● **THE TASK**
Write out only the lines from the start of the entries up to and including the line with "shrinkA=0, shrinkB=0, mutation_scale=20)"; please skip the pictures.

● **RECORDS FOR THE TASK**
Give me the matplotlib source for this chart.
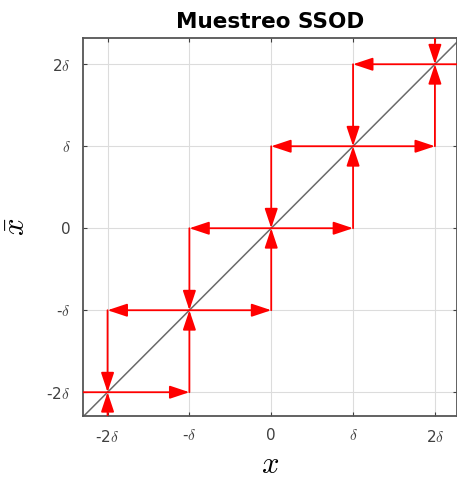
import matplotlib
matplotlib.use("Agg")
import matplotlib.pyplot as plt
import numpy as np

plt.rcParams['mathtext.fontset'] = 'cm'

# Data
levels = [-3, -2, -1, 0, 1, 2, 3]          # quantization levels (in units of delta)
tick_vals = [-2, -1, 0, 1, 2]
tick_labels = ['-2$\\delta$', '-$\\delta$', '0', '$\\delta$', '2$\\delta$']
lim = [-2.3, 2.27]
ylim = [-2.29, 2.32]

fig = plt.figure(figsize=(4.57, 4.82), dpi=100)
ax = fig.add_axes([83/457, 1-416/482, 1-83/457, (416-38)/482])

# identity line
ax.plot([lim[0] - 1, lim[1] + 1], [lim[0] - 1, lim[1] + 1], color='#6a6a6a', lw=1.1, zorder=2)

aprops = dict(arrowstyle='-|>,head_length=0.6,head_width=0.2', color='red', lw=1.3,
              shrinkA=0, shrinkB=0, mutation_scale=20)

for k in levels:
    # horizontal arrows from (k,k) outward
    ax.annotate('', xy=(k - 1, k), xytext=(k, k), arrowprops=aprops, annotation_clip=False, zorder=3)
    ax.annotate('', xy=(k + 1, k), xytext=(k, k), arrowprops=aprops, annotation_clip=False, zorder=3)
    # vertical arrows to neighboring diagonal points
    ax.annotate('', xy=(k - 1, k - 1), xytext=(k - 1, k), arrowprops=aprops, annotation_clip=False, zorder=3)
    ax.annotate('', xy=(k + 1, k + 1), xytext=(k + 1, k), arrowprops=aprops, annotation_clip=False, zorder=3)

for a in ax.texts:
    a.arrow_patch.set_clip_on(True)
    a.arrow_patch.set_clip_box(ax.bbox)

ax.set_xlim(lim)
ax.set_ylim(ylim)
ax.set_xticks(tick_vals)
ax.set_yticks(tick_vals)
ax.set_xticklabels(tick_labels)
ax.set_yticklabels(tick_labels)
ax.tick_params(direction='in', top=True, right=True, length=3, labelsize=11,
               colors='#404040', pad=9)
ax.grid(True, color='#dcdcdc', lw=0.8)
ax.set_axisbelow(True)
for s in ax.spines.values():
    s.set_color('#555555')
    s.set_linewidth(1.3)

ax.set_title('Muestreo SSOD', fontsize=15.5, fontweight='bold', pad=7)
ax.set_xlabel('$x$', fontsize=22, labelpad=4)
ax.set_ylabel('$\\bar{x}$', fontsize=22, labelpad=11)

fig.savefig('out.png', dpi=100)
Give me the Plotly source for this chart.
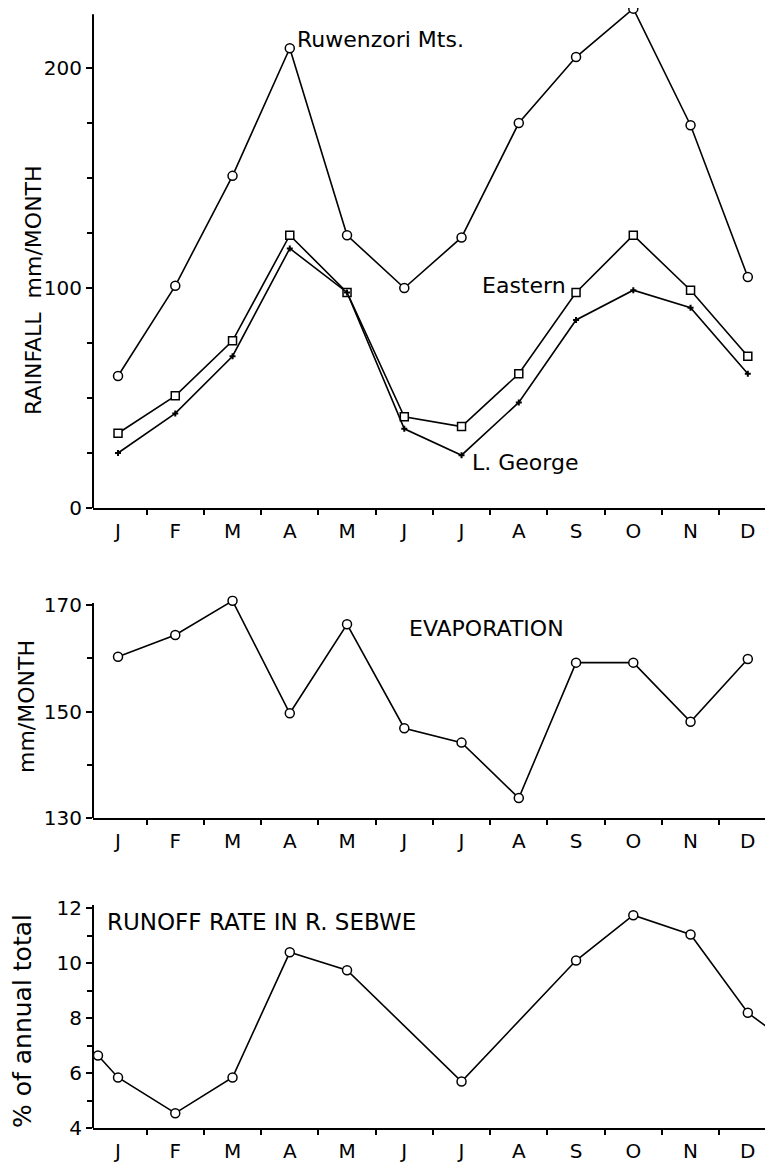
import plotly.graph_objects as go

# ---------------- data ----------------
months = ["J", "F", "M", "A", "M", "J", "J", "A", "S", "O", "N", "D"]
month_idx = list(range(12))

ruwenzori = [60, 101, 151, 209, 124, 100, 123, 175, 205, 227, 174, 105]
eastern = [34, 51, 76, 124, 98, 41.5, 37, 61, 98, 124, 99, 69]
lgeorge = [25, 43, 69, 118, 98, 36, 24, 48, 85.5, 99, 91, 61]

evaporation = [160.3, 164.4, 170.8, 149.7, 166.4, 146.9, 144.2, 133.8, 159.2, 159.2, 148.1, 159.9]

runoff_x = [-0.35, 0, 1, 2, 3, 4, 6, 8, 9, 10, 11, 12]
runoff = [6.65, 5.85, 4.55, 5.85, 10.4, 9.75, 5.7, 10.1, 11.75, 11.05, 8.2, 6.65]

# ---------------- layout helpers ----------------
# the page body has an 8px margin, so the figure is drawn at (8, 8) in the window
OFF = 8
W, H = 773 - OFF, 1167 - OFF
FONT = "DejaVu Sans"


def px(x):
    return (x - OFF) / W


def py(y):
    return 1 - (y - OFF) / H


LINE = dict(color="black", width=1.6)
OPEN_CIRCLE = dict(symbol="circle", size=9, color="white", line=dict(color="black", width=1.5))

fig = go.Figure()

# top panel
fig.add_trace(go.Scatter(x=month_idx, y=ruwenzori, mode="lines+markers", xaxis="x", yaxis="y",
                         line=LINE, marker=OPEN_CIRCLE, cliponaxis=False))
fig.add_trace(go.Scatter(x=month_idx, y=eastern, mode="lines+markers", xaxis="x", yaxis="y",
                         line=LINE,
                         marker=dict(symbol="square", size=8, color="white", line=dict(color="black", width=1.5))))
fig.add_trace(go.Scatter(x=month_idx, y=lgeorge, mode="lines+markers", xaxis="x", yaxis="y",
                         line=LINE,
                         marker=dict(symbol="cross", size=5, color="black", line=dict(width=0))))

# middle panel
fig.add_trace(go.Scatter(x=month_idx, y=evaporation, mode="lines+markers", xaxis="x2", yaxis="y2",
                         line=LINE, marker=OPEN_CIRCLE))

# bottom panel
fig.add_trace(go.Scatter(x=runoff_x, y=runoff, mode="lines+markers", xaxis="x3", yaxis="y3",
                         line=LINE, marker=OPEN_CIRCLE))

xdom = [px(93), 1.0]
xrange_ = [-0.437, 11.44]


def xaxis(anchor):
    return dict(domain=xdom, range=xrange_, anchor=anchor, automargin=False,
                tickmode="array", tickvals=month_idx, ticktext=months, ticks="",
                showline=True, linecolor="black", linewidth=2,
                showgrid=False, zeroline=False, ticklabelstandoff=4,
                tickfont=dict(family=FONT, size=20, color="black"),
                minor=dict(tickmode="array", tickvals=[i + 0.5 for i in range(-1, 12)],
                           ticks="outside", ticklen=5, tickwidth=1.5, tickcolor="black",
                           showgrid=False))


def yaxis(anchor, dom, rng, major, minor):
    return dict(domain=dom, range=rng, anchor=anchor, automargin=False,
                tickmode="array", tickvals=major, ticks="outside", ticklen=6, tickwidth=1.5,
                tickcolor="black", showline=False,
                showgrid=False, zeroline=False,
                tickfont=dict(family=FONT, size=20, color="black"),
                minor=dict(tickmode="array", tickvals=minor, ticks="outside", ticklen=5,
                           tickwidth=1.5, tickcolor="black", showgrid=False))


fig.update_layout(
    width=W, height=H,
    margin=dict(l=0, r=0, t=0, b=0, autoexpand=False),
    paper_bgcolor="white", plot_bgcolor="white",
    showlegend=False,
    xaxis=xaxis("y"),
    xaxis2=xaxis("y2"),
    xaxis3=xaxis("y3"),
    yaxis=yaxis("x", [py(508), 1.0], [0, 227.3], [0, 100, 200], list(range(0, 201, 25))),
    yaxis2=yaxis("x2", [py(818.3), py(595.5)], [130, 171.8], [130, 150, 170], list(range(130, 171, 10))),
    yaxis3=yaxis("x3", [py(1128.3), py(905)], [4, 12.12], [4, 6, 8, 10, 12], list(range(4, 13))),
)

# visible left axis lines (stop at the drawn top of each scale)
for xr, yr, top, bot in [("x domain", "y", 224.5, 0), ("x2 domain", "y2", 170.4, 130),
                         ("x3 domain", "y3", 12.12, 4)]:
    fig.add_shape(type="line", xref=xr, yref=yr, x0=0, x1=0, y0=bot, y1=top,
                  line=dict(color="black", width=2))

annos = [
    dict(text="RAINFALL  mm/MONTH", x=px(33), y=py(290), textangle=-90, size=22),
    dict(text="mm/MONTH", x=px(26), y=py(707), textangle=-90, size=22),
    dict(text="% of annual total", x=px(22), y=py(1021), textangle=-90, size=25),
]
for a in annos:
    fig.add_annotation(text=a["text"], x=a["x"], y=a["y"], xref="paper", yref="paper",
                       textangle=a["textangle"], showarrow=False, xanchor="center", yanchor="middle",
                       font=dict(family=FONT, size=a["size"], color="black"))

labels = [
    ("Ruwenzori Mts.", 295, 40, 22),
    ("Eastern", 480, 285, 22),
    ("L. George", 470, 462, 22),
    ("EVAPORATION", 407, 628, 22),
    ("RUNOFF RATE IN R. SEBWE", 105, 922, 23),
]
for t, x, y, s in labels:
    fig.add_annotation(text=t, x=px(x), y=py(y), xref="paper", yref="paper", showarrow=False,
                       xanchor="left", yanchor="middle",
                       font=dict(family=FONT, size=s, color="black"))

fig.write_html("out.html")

● **FINAL RESULT**
Give me the matplotlib source for this chart.
import matplotlib
matplotlib.use("Agg")
import matplotlib.pyplot as plt
import numpy as np

plt.rcParams['mathtext.fontset'] = 'cm'

# Data
levels = [-3, -2, -1, 0, 1, 2, 3]          # quantization levels (in units of delta)
tick_vals = [-2, -1, 0, 1, 2]
tick_labels = ['-2$\\delta$', '-$\\delta$', '0', '$\\delta$', '2$\\delta$']
lim = [-2.3, 2.27]
ylim = [-2.29, 2.32]

fig = plt.figure(figsize=(4.57, 4.82), dpi=100)
ax = fig.add_axes([83/457, 1-416/482, 1-83/457, (416-38)/482])

# identity line
ax.plot([lim[0] - 1, lim[1] + 1], [lim[0] - 1, lim[1] + 1], color='#6a6a6a', lw=1.1, zorder=2)

aprops = dict(arrowstyle='-|>,head_length=0.6,head_width=0.2', color='red', lw=1.3,
              shrinkA=0, shrinkB=0, mutation_scale=20)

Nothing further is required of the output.